WHAT YOU WILL DO: The line holding "fit_y = [4.38, 8.10]" is the last one to output; start at the first line of the data, keep every line in between exactly, and leave out pictures.

DATASET SECTION:
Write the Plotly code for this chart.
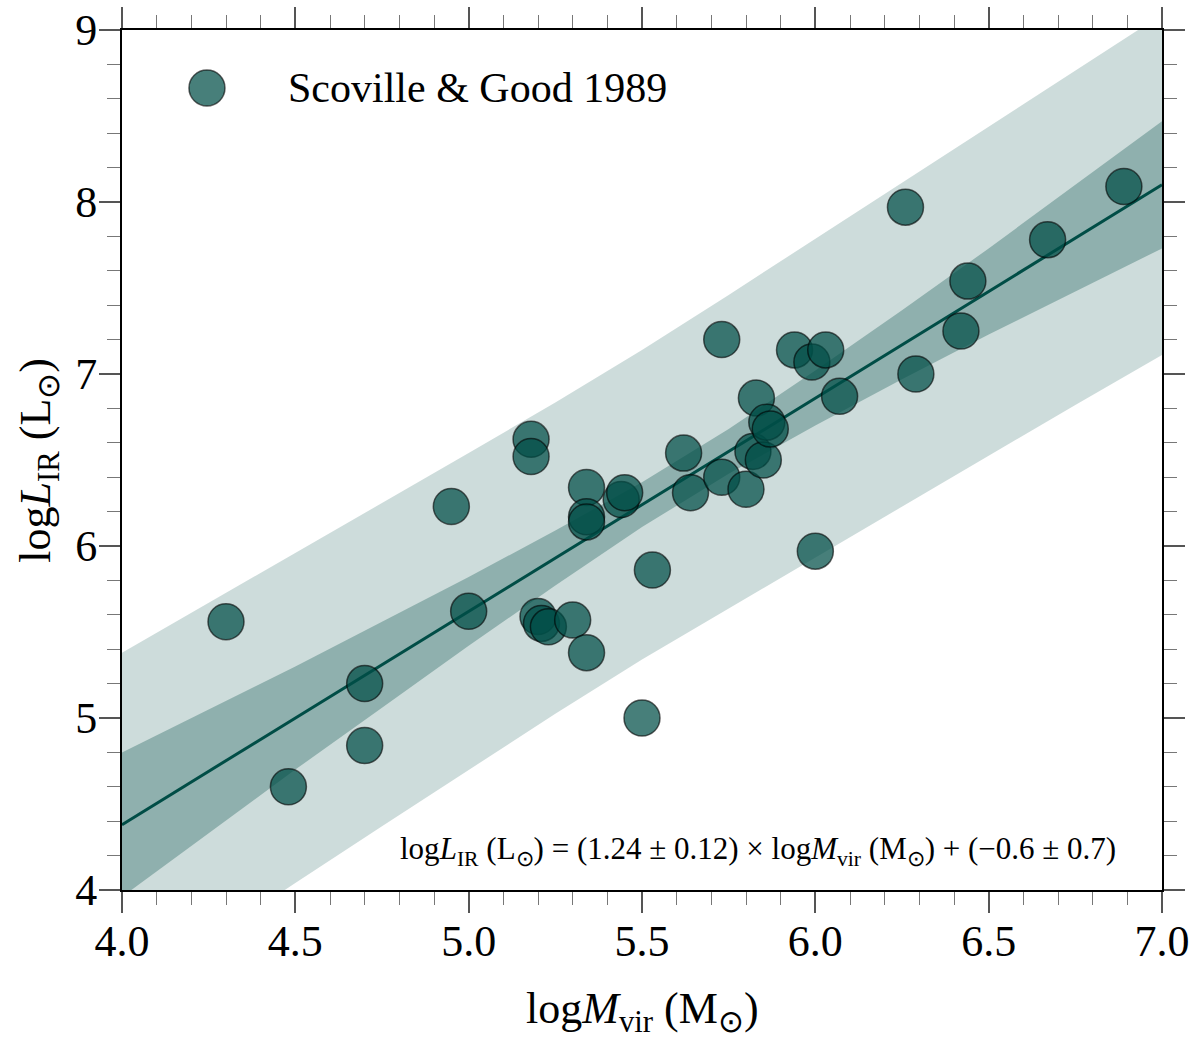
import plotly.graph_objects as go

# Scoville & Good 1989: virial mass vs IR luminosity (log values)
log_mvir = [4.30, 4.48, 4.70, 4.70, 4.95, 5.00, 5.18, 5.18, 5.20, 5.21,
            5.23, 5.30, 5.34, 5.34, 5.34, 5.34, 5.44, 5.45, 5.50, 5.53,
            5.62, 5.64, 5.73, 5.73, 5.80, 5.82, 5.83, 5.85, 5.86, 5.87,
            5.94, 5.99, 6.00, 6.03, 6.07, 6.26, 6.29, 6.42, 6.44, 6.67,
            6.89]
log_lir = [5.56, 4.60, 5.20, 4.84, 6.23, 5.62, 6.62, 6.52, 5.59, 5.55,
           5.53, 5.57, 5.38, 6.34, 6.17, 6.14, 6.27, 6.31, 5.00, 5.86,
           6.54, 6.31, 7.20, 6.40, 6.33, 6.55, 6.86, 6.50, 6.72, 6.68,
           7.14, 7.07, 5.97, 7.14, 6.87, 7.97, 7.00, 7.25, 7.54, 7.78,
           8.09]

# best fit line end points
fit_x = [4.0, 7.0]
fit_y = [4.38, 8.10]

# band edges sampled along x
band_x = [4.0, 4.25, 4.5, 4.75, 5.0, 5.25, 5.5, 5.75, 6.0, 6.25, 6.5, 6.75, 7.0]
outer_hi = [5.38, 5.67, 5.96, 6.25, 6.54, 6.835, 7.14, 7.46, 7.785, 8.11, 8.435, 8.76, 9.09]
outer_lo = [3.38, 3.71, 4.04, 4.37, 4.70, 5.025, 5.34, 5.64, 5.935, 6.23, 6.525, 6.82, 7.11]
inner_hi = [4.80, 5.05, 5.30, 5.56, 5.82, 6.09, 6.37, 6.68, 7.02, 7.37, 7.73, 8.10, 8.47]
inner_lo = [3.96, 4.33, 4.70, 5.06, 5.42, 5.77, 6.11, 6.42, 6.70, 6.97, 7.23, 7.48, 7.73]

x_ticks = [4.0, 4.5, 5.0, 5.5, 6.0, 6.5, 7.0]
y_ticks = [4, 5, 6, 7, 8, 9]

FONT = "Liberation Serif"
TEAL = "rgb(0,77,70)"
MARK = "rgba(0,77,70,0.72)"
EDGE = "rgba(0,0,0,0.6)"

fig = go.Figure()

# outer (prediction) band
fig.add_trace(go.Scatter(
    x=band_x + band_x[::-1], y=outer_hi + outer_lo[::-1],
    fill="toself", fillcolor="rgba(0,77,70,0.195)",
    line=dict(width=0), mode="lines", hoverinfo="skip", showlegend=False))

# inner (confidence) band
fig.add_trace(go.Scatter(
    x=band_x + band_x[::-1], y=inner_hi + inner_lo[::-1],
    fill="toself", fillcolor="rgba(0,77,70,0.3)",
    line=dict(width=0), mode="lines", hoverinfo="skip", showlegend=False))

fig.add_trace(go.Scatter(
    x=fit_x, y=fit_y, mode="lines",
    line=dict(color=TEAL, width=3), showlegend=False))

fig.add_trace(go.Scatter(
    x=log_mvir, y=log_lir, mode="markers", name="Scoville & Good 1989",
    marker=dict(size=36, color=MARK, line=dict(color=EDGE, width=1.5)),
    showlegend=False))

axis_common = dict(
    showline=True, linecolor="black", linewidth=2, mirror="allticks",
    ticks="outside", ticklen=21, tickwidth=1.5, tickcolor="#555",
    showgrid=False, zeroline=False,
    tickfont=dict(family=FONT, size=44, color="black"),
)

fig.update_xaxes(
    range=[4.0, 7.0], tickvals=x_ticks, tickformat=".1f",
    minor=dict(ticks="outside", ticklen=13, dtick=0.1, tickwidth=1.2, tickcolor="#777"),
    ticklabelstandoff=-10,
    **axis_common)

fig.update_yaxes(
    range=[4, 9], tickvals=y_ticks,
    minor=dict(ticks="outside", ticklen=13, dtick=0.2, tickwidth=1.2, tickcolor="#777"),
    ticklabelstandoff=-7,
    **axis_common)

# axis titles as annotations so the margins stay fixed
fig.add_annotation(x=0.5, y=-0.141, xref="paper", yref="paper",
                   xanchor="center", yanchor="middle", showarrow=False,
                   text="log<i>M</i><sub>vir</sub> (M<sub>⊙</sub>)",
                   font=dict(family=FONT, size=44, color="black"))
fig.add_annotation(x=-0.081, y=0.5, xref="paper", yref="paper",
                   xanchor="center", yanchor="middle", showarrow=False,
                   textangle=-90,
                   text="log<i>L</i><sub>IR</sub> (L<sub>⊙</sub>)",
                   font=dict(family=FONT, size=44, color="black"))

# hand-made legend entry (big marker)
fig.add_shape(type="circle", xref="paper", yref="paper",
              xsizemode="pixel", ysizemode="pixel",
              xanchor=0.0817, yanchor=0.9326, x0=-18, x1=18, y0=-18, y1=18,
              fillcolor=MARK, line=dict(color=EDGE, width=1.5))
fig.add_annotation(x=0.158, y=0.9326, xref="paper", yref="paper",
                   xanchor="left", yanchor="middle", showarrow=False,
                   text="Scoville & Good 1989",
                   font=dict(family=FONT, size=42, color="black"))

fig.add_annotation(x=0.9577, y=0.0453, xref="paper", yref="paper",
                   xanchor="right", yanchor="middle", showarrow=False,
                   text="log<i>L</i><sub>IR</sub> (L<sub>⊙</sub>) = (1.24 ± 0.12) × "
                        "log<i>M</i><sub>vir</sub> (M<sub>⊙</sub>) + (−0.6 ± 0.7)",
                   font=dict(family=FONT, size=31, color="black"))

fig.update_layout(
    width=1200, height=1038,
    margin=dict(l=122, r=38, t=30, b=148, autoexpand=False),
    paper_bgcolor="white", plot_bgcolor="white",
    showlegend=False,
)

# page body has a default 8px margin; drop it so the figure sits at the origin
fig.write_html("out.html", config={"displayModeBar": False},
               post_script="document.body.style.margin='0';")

REPLY TO THE TASK:
Write the Plotly code for this chart.
import plotly.graph_objects as go

# Scoville & Good 1989: virial mass vs IR luminosity (log values)
log_mvir = [4.30, 4.48, 4.70, 4.70, 4.95, 5.00, 5.18, 5.18, 5.20, 5.21,
            5.23, 5.30, 5.34, 5.34, 5.34, 5.34, 5.44, 5.45, 5.50, 5.53,
            5.62, 5.64, 5.73, 5.73, 5.80, 5.82, 5.83, 5.85, 5.86, 5.87,
            5.94, 5.99, 6.00, 6.03, 6.07, 6.26, 6.29, 6.42, 6.44, 6.67,
            6.89]
log_lir = [5.56, 4.60, 5.20, 4.84, 6.23, 5.62, 6.62, 6.52, 5.59, 5.55,
           5.53, 5.57, 5.38, 6.34, 6.17, 6.14, 6.27, 6.31, 5.00, 5.86,
           6.54, 6.31, 7.20, 6.40, 6.33, 6.55, 6.86, 6.50, 6.72, 6.68,
           7.14, 7.07, 5.97, 7.14, 6.87, 7.97, 7.00, 7.25, 7.54, 7.78,
           8.09]

# best fit line end points
fit_x = [4.0, 7.0]
fit_y = [4.38, 8.10]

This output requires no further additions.